Most Canadians say that, if they had a choice, they would prefer to die at home. But what happens when you don’t have a home?

For thousands of people living on the streets, the reality is they often get no end-of-life care at all, and are much more likely than other Canadians to die alone.

But a new hospice that opens today in Toronto is hoping to change that. The Journey Home Hospice, a partnership involving Inner City Health Associates, Hospice Toronto and Saint Elizabeth Foundation, will offer 10 beds, a warm setting, and professional care to as many as 50 people a year who have nowhere else to go in their dying days.

Dr. Naheed Dosani is a palliative care physician with Inner City Health Associates who has been working to get the hospice going. He says living on the streets is hard enough, but facing the prospect of dying on the streets is even harder.

“When you don’t have a home, you need a caring, warm place,” he told CTV’s Your Morning on Monday.

Dr. Dosani notes that homeless people typically live with poor health and die at a much younger age than the rest of Canadians. The average life expectancy for someone who is homeless ranges between 34 and 47 years old, whereas the rest of us can expect to live to between 77 and 82, on average.

“It’s a population that suffers from a high burden of disease,” Dosani explained. “Those who are homeless are 28 times more likely to have hepatitis C, five times more likely to have heart disease, and four times more likely to have cancer.”
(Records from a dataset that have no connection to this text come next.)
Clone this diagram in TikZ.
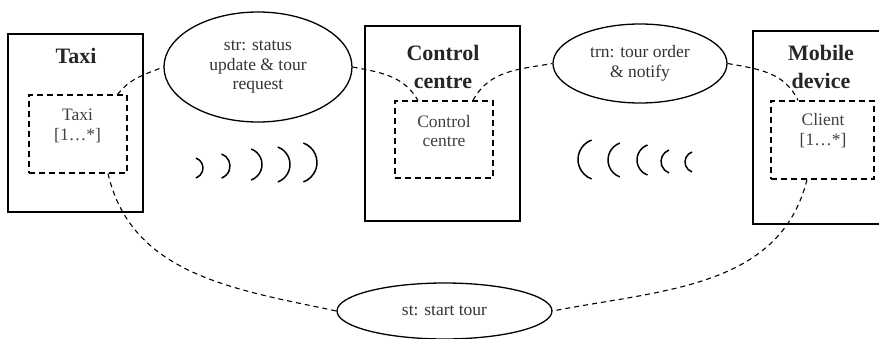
\documentclass[tikz,border=0pt]{standalone}
\usepackage{fontspec}
\setmainfont{Liberation Serif}
\usetikzlibrary{shapes.geometric}
\tikzstyle{component}=[draw, line width=1.3pt, inner sep=0pt]
\tikzstyle{instance}=[draw, line width=1.1pt, dash pattern=on 6pt off 4pt, inner sep=0pt]
\tikzstyle{title}=[font=\fontsize{22}{28.5}\selectfont\bfseries, text=black!85, align=center]
\tikzstyle{role}=[font=\fontsize{17.5}{19.5}\selectfont, text=black!75, align=center]
\tikzstyle{channel}=[ellipse, draw, line width=1.3pt, inner sep=0pt, font=\fontsize{17.5}{19.5}\selectfont, text=black!80, align=center]
\tikzstyle{link}=[line width=1.1pt, dash pattern=on 5pt off 4pt]
\tikzstyle{wave}=[line width=1.5pt]

\begin{document}
\begin{tikzpicture}[x=1pt, y=1pt]
      \useasboundingbox (0, 0) rectangle (879, 338);

      \node[component, minimum width=135pt, minimum height=178pt] (taxi) at (75.5, 215) {};
      \node[title, anchor=base] (taxiT) at (76, 274) {Taxi};
      \node[instance, minimum width=98pt, minimum height=78pt] (taxiIn) at (78, 204) {};
      \node[role] (taxiR) at (77.5, 212) {Taxi\\{[1…*]}};

      \node[component, minimum width=155pt, minimum height=195pt] (ctrl) at (442.5, 214.5) {};
      \node[title] (ctrlT) at (443, 271) {Control\\centre};
      \node[instance, minimum width=98pt, minimum height=77pt] (ctrlIn) at (444, 198.5) {};
      \node[role] (ctrlR) at (444, 207) {Control\\centre};

      \node[component, minimum width=137pt, minimum height=193pt] (mobile) at (821.5, 210.5) {};
      \node[title] (mobileT) at (821, 271) {Mobile\\device};
      \node[instance, minimum width=103pt, minimum height=78pt] (clientIn) at (822.5, 198) {};
      \node[role] (clientR) at (823, 207.5) {Client\\{[1…*]}};

      \node[channel, minimum width=188pt, minimum height=110pt] (str) at (258, 271) {str: status\\update \& tour\\request};
      \node[channel, minimum width=174pt, minimum height=79pt] (trn) at (640, 274.5) {trn: tour order\\\& notify};
      \node[channel, minimum width=215pt, minimum height=56pt] (st) at (444.5, 27) {st: start tour};

      \draw[link] ([xshift=-10pt]taxiIn.north east) to[out=52, in=202] (str.west);
      \draw[link] (str.east) to[out=-11, in=120] ([xshift=-26pt]ctrlIn.north);
      \draw[link] ([xshift=29pt]ctrlIn.north) to[out=62, in=190] (trn.west);
      \draw[link] (trn.east) to[out=-10, in=115] ([xshift=-24.5pt]clientIn.north);
      \draw[link] ([xshift=30pt]taxiIn.south) to[out=-77, in=168] (st.west);
      \draw[link] ([xshift=-15.5pt]clientIn.south) to[out=-104, in=11] (st.east);

      % outgoing waves
      \foreach \x/\y/\r in {203/170/10.6, 230/172/12.8, 262/173.5/16.5, 290/173.5/18.6, 317/175.5/20.7}
        \draw[wave] (\x-\r, \y) ++(70:\r pt) arc[start angle=70, end angle=-70, radius=\r pt];
      % incoming waves
      \foreach \x/\y/\r in {578/178.5/20.7, 608/178/18, 637/178/16, 661/176.5/12.2, 685/176/10.6}
        \draw[wave] (\x+\r, \y) ++(110:\r pt) arc[start angle=110, end angle=250, radius=\r pt];
\end{tikzpicture}
\end{document}
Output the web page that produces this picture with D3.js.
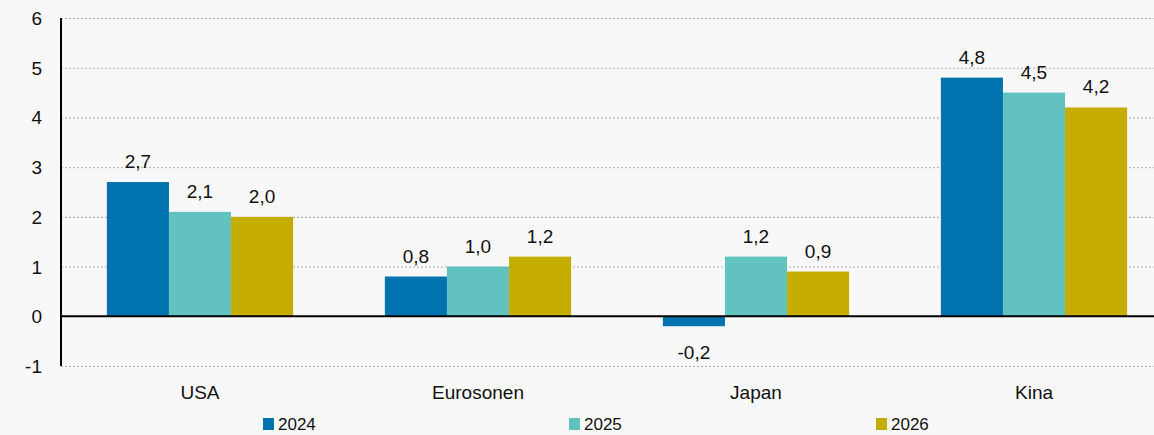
<!DOCTYPE html>
<html>
<head>
<meta charset="utf-8">
<script src="https://cdn.jsdelivr.net/npm/d3@7"></script>
<style>
  body { margin: 0; background: #f8f8f8; }
  svg { display: block; font-family: "Liberation Sans", Arial, sans-serif; }
</style>
</head>
<body>
<svg id="chart" width="1154" height="435"></svg>
<script>
// data
var categories = ['USA', 'Eurosonen', 'Japan', 'Kina'];
var years = ['2024', '2025', '2026'];
var v2024 = [2.7, 0.8, -0.2, 4.8];
var v2025 = [2.1, 1.0, 1.2, 4.5];
var v2026 = [2.0, 1.2, 0.9, 4.2];
var yTicks = [-1, 0, 1, 2, 3, 4, 5, 6];
var colors = ['#0073ae', '#62c2c0', '#c4ac00'];

var series = [v2024, v2025, v2026];
var rows = categories.map(function(c, i) {
  return { cat: c, vals: series.map(function(s) { return s[i]; }) };
});

var svg = d3.select('#chart');
var plotLeft = 61, plotTop = 18, plotBottom = 366;

var x0 = d3.scaleBand().domain(categories).range([plotLeft, plotLeft + 4 * 278]).paddingInner(0.33).paddingOuter(0.165);
var x1 = d3.scaleBand().domain(years).range([0, x0.bandwidth()]);
var y = d3.scaleLinear().domain([-1, 6]).range([plotBottom, plotTop]);

// gridlines
svg.append('g').selectAll('line').data(yTicks.filter(function(t) { return t !== 0; })).enter().append('line')
  .attr('x1', plotLeft).attr('x2', 1154)
  .attr('y1', function(d) { return y(d) + 0.5; })
  .attr('y2', function(d) { return y(d) + 0.5; })
  .attr('stroke', '#b3aaaa').attr('stroke-dasharray', '2,2').attr('stroke-width', 1);

// y tick labels
svg.append('g').selectAll('text').data(yTicks).enter().append('text')
  .attr('x', 42).attr('y', function(d) { return y(d) + 7; })
  .attr('text-anchor', 'end').attr('font-size', 19).attr('fill', '#111')
  .text(function(d) { return d; });

// bars
var groups = svg.append('g').selectAll('g').data(rows).enter().append('g')
  .attr('transform', function(d) { return 'translate(' + x0(d.cat) + ',0)'; });

groups.selectAll('rect').data(function(d) { return d.vals; }).enter().append('rect')
  .attr('x', function(d, i) { return x1(years[i]); })
  .attr('width', x1.bandwidth())
  .attr('y', function(d) { return y(Math.max(0, d)); })
  .attr('height', function(d) { return Math.abs(y(d) - y(0)); })
  .attr('fill', function(d, i) { return colors[i]; });

groups.selectAll('text').data(function(d) { return d.vals; }).enter().append('text')
  .attr('x', function(d, i) { return x1(years[i]) + x1.bandwidth() / 2; })
  .attr('y', function(d) { return d >= 0 ? y(d) - 14 : y(d) + 33; })
  .attr('text-anchor', 'middle').attr('font-size', 19).attr('fill', '#111')
  .text(function(d) { return d3.format('.1f')(d).replace('.', ',').replace('−', '-'); });

// zero line and y axis
svg.append('line').attr('x1', plotLeft).attr('x2', 1154).attr('y1', y(0)).attr('y2', y(0))
  .attr('stroke', '#000').attr('stroke-width', 2);
svg.append('line').attr('x1', plotLeft).attr('x2', plotLeft).attr('y1', plotTop).attr('y2', plotBottom)
  .attr('stroke', '#000').attr('stroke-width', 2);

// category labels
svg.append('g').selectAll('text').data(categories).enter().append('text')
  .attr('x', function(d) { return x0(d) + x0.bandwidth() / 2; })
  .attr('y', 399).attr('text-anchor', 'middle').attr('font-size', 19).attr('fill', '#111')
  .text(function(d) { return d; });

// legend
var legX = [263, 569, 876];
var leg = svg.append('g').selectAll('g').data(years).enter().append('g')
  .attr('transform', function(d, i) { return 'translate(' + legX[i] + ',418)'; });
leg.append('rect').attr('width', 11).attr('height', 12).attr('fill', function(d, i) { return colors[i]; });
leg.append('text').attr('x', 15).attr('y', 12).attr('font-size', 17).attr('fill', '#111')
  .text(function(d) { return d; });
</script>
</body>
</html>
The hospice will help those who are homeless navigate the health care system in their final days – a system that Dosani notes is very much geared for people with a home. Most homeless people don’t have loved ones who can get them to appointments, or help them deal with the side effects of medications. Most don’t have a warm bed to rest after appointments; many don’t even have a phone.

Staff at the Journey Home Hospice will help patients with all those worries, giving them the care they need as well as a dignified death.

Journey Home will be the second facility in Ontario to offer end-of-life care for the homeless, after the Ottawa Mission opened a hospice of its own in 2001. Dosani hopes that, if it is a success, the Ontario government will open more such facilities like his.

“It really begs the questions of what a human life is worth,” he said. “If we live in a society where all of our lives are worth the same, then I think investing in something like Journey Home Hospice makes a lot of sense.”